Repeat the listing word for word. No pictures belong in the copy.

★ ★ ★ ★ ★

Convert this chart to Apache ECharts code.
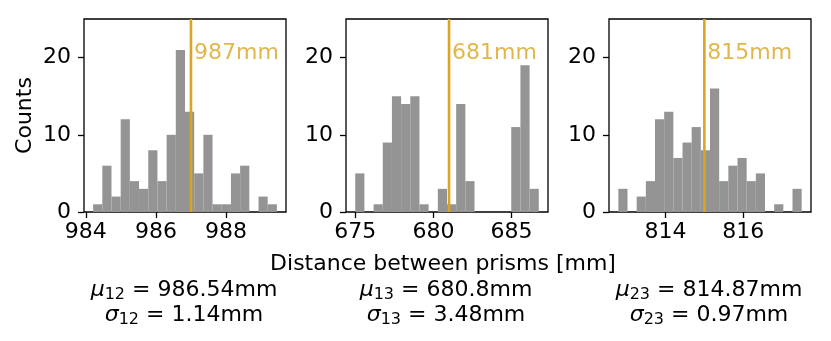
<!DOCTYPE html>
<html>
<head>
<meta charset="utf-8">
<script src="https://cdn.jsdelivr.net/npm/echarts@6/dist/echarts.min.js"></script>
<style>
  html, body { margin: 0; padding: 0; background: #fff; }
  #main { width: 831px; height: 341px; }
</style>
</head>
<body>
<div id="main"></div>
<script>
// histogram counts, 20 bins per prism pair
const counts12 = [1, 6, 2, 12, 4, 3, 8, 4, 10, 21, 13, 5, 10, 1, 1, 5, 6, 0, 2, 1];
const counts13 = [5, 0, 1, 9, 15, 14, 15, 1, 0, 3, 1, 14, 4, 0, 0, 0, 0, 11, 19, 3];
const counts23 = [3, 0, 2, 4, 12, 13, 7, 9, 11, 8, 16, 4, 6, 7, 4, 5, 0, 1, 0, 3];

// bin range (first edge, last edge)
const binRange12 = [984.21, 989.45];
const binRange13 = [675.0, 686.74];
const binRange23 = [812.79, 817.50];

const nominal = [987, 681, 815];
const pairs = ["12", "13", "23"];
const means = ["986.54", "680.8", "814.87"];
const sigmas = ["1.14", "3.48", "0.97"];

const xTicks = [[984, 986, 988], [675, 680, 685], [814, 816]];
const yTicks = [0, 10, 20];

var chart = echarts.init(document.getElementById("main"));
const FONT = "DejaVu Sans";
const GOLD = "#DAA520";
const FS = 22;

const allCounts = [counts12, counts13, counts23];
const allRanges = [binRange12, binRange13, binRange23];
const xLimits = [[983.95, 989.71], [674.41, 687.33], [812.55, 817.74]];
const gridLeft = [84, 346, 609];

function binData(counts, range) {
  const w = (range[1] - range[0]) / counts.length;
  return counts.map((c, i) => [range[0] + i * w, range[0] + (i + 1) * w, c]);
}

const grids = [], xAxes = [], yAxes = [], series = [];

for (let k = 0; k < 3; k++) {
  grids.push({
    left: gridLeft[k], top: 19, width: 202, height: 193,
    show: true, borderColor: "#000", borderWidth: 1.3, backgroundColor: "transparent"
  });
  xAxes.push({
    type: "value", gridIndex: k, min: xLimits[k][0], max: xLimits[k][1],
    splitLine: { show: false },
    axisLine: { show: false },
    axisTick: { show: true, length: 6, lineStyle: { color: "#000", width: 1.3 }, customValues: xTicks[k] },
    axisLabel: { color: "#000", fontSize: FS, fontFamily: FONT, margin: 9, customValues: xTicks[k] }
  });
  yAxes.push({
    type: "value", gridIndex: k, min: 0, max: 25,
    name: k === 0 ? "Counts" : "",
    nameLocation: "middle", nameGap: 48,
    nameTextStyle: { color: "#000", fontSize: FS, fontFamily: FONT },
    splitLine: { show: false },
    axisLine: { show: false },
    axisTick: { show: true, length: 6, lineStyle: { color: "#000", width: 1.3 }, customValues: yTicks },
    axisLabel: { color: "#000", fontSize: FS, fontFamily: FONT, margin: 13, customValues: yTicks }
  });
  series.push({
    type: "custom", xAxisIndex: k, yAxisIndex: k,
    data: binData(allCounts[k], allRanges[k]),
    encode: { x: [0, 1], y: 2 },
    renderItem: function (params, api) {
      const p0 = api.coord([api.value(0), api.value(2)]);
      const p1 = api.coord([api.value(1), 0]);
      return {
        type: "rect",
        shape: { x: p0[0], y: p0[1], width: p1[0] - p0[0], height: p1[1] - p0[1] },
        style: { fill: "#949494" }
      };
    }
  });
  series.push({
    type: "line", xAxisIndex: k, yAxisIndex: k,
    data: [[nominal[k], 0], [nominal[k], 25]],
    symbol: "none", silent: true,
    lineStyle: { color: GOLD, width: 2.6 }
  });
  series.push({
    type: "scatter", xAxisIndex: k, yAxisIndex: k,
    data: [[nominal[k], 20.6]],
    symbolSize: 0, silent: true,
    label: {
      show: true, position: "right", distance: 3,
      formatter: nominal[k] + "mm",
      color: GOLD, fontSize: FS, fontFamily: FONT
    }
  });
}

const rich = {
  i: { fontStyle: "italic", fontSize: FS, fontFamily: FONT, color: "#000" },
  s: { fontSize: 16, fontFamily: FONT, color: "#000", padding: [9, 0, 0, 0] },
  t: { fontSize: FS, fontFamily: FONT, color: "#000" }
};

const graphics = [{
  type: "text", x: 443, y: 264,
  style: {
    text: "Distance between prisms [mm]",
    textAlign: "center", textVerticalAlign: "middle",
    font: FS + "px 'DejaVu Sans'", fill: "#000"
  }
}];
for (let k = 0; k < 3; k++) {
  const cx = gridLeft[k] + 100;
  graphics.push({
    type: "text", x: cx, y: 290,
    style: {
      text: "{i|μ}{s|" + pairs[k] + "}{t| = " + means[k] + "mm}",
      rich: rich, textAlign: "center", textVerticalAlign: "middle"
    }
  });
  graphics.push({
    type: "text", x: cx, y: 315,
    style: {
      text: "{i|σ}{s|" + pairs[k] + "}{t| = " + sigmas[k] + "mm}",
      rich: rich, textAlign: "center", textVerticalAlign: "middle"
    }
  });
}

var option = {
  backgroundColor: "#fff",
  animation: false,
  grid: grids,
  xAxis: xAxes,
  yAxis: yAxes,
  series: series,
  graphic: graphics
};

chart.setOption(option);
</script>
</body>
</html>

★ ★ ★ ★ ★

Complete output →
Convert this chart to Apache ECharts code.
<!DOCTYPE html>
<html>
<head>
<meta charset="utf-8">
<script src="https://cdn.jsdelivr.net/npm/echarts@6/dist/echarts.min.js"></script>
<style>
  html, body { margin: 0; padding: 0; background: #fff; }
  #main { width: 831px; height: 341px; }
</style>
</head>
<body>
<div id="main"></div>
<script>
// histogram counts, 20 bins per prism pair
const counts12 = [1, 6, 2, 12, 4, 3, 8, 4, 10, 21, 13, 5, 10, 1, 1, 5, 6, 0, 2, 1];
const counts13 = [5, 0, 1, 9, 15, 14, 15, 1, 0, 3, 1, 14, 4, 0, 0, 0, 0, 11, 19, 3];
const counts23 = [3, 0, 2, 4, 12, 13, 7, 9, 11, 8, 16, 4, 6, 7, 4, 5, 0, 1, 0, 3];

// bin range (first edge, last edge)
const binRange12 = [984.21, 989.45];
const binRange13 = [675.0, 686.74];
const binRange23 = [812.79, 817.50];

const nominal = [987, 681, 815];
const pairs = ["12", "13", "23"];
const means = ["986.54", "680.8", "814.87"];
const sigmas = ["1.14", "3.48", "0.97"];

const xTicks = [[984, 986, 988], [675, 680, 685], [814, 816]];
const yTicks = [0, 10, 20];

var chart = echarts.init(document.getElementById("main"));
const FONT = "DejaVu Sans";
const GOLD = "#DAA520";
const FS = 22;

const allCounts = [counts12, counts13, counts23];
const allRanges = [binRange12, binRange13, binRange23];
const xLimits = [[983.95, 989.71], [674.41, 687.33], [812.55, 817.74]];
const gridLeft = [84, 346, 609];

function binData(counts, range) {
  const w = (range[1] - range[0]) / counts.length;
  return counts.map((c, i) => [range[0] + i * w, range[0] + (i + 1) * w, c]);
}

const grids = [], xAxes = [], yAxes = [], series = [];

for (let k = 0; k < 3; k++) {
  grids.push({
    left: gridLeft[k], top: 19, width: 202, height: 193,
    show: true, borderColor: "#000", borderWidth: 1.3, backgroundColor: "transparent"
  });
  xAxes.push({
    type: "value", gridIndex: k, min: xLimits[k][0], max: xLimits[k][1],
    splitLine: { show: false },
    axisLine: { show: false },
    axisTick: { show: true, length: 6, lineStyle: { color: "#000", width: 1.3 }, customValues: xTicks[k] },
    axisLabel: { color: "#000", fontSize: FS, fontFamily: FONT, margin: 9, customValues: xTicks[k] }
  });
  yAxes.push({
    type: "value", gridIndex: k, min: 0, max: 25,
    name: k === 0 ? "Counts" : "",
    nameLocation: "middle", nameGap: 48,
    nameTextStyle: { color: "#000", fontSize: FS, fontFamily: FONT },
    splitLine: { show: false },
    axisLine: { show: false },
    axisTick: { show: true, length: 6, lineStyle: { color: "#000", width: 1.3 }, customValues: yTicks },
    axisLabel: { color: "#000", fontSize: FS, fontFamily: FONT, margin: 13, customValues: yTicks }
  });
  series.push({
    type: "custom", xAxisIndex: k, yAxisIndex: k,
    data: binData(allCounts[k], allRanges[k]),
    encode: { x: [0, 1], y: 2 },
    renderItem: function (params, api) {
      const p0 = api.coord([api.value(0), api.value(2)]);
      const p1 = api.coord([api.value(1), 0]);
      return {
        type: "rect",
        shape: { x: p0[0], y: p0[1], width: p1[0] - p0[0], height: p1[1] - p0[1] },
        style: { fill: "#949494" }
      };
    }
  });
  series.push({
    type: "line", xAxisIndex: k, yAxisIndex: k,
    data: [[nominal[k], 0], [nominal[k], 25]],
    symbol: "none", silent: true,
    lineStyle: { color: GOLD, width: 2.6 }
  });
  series.push({
    type: "scatter", xAxisIndex: k, yAxisIndex: k,
    data: [[nominal[k], 20.6]],
    symbolSize: 0, silent: true,
    label: {
      show: true, position: "right", distance: 3,
      formatter: nominal[k] + "mm",
      color: GOLD, fontSize: FS, fontFamily: FONT
    }
  });
}

const rich = {
  i: { fontStyle: "italic", fontSize: FS, fontFamily: FONT, color: "#000" },
  s: { fontSize: 16, fontFamily: FONT, color: "#000", padding: [9, 0, 0, 0] },
  t: { fontSize: FS, fontFamily: FONT, color: "#000" }
};

const graphics = [{
  type: "text", x: 443, y: 264,
  style: {
    text: "Distance between prisms [mm]",
    textAlign: "center", textVerticalAlign: "middle",
    font: FS + "px 'DejaVu Sans'", fill: "#000"
  }
}];
for (let k = 0; k < 3; k++) {
  const cx = gridLeft[k] + 100;
  graphics.push({
    type: "text", x: cx, y: 290,
    style: {
      text: "{i|μ}{s|" + pairs[k] + "}{t| = " + means[k] + "mm}",
      rich: rich, textAlign: "center", textVerticalAlign: "middle"
    }
  });
  graphics.push({
    type: "text", x: cx, y: 315,
    style: {
      text: "{i|σ}{s|" + pairs[k] + "}{t| = " + sigmas[k] + "mm}",
      rich: rich, textAlign: "center", textVerticalAlign: "middle"
    }
  });
}

var option = {
  backgroundColor: "#fff",
  animation: false,
  grid: grids,
  xAxis: xAxes,
  yAxis: yAxes,
  series: series,
  graphic: graphics
};

chart.setOption(option);
</script>
</body>
</html>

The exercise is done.